**PROBLEM TO WORK ON**
Leave the pictures out and quote every line from the start of the listing to the line with "(0,0) rectangle (992,364);", inclusive.

## Begin RAW DATA

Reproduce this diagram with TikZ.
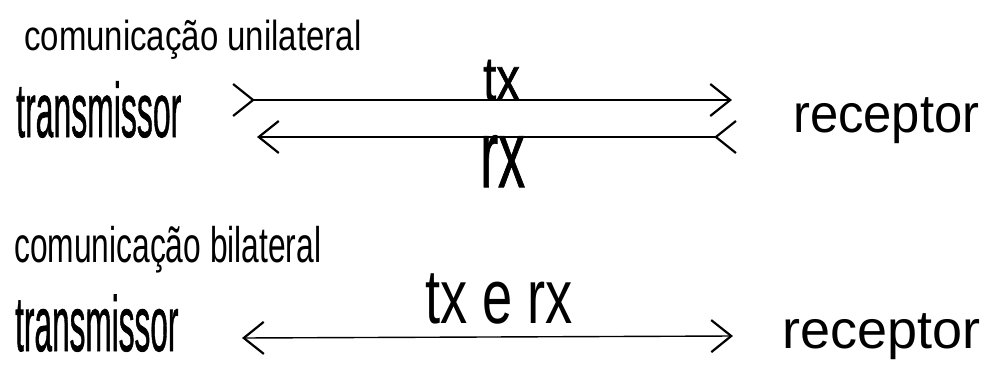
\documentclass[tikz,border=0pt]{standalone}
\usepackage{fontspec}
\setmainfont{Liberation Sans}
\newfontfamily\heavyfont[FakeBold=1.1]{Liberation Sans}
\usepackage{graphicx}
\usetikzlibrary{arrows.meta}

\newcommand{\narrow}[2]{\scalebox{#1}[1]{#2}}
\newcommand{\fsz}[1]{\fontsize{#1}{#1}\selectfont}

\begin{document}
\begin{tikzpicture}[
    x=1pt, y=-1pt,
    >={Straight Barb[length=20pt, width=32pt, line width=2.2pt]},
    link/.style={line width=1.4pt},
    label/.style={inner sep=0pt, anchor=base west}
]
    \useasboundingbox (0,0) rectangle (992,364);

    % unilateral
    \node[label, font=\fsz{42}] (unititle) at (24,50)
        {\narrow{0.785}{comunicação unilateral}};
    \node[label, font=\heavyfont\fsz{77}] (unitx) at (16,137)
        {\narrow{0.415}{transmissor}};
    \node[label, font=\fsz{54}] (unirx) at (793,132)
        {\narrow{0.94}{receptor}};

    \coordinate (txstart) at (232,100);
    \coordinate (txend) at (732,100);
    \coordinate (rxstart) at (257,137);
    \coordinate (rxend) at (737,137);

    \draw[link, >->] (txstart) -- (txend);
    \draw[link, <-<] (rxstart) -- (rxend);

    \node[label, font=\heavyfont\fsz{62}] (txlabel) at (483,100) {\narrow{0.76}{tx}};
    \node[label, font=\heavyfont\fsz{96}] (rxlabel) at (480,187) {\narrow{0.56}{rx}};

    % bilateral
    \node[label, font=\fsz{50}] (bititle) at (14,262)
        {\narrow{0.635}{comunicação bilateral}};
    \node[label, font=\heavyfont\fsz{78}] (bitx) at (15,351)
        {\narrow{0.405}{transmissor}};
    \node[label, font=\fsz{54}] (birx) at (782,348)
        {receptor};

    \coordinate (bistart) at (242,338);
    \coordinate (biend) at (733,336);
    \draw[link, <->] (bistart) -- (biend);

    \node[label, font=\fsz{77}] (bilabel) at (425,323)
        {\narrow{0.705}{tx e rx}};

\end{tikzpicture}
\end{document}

## End RAW DATA

**COMPLETE OUTPUT**
Reproduce this diagram with TikZ.
\documentclass[tikz,border=0pt]{standalone}
\usepackage{fontspec}
\setmainfont{Liberation Sans}
\newfontfamily\heavyfont[FakeBold=1.1]{Liberation Sans}
\usepackage{graphicx}
\usetikzlibrary{arrows.meta}

\newcommand{\narrow}[2]{\scalebox{#1}[1]{#2}}
\newcommand{\fsz}[1]{\fontsize{#1}{#1}\selectfont}

\begin{document}
\begin{tikzpicture}[
    x=1pt, y=-1pt,
    >={Straight Barb[length=20pt, width=32pt, line width=2.2pt]},
    link/.style={line width=1.4pt},
    label/.style={inner sep=0pt, anchor=base west}
]
    \useasboundingbox (0,0) rectangle (992,364);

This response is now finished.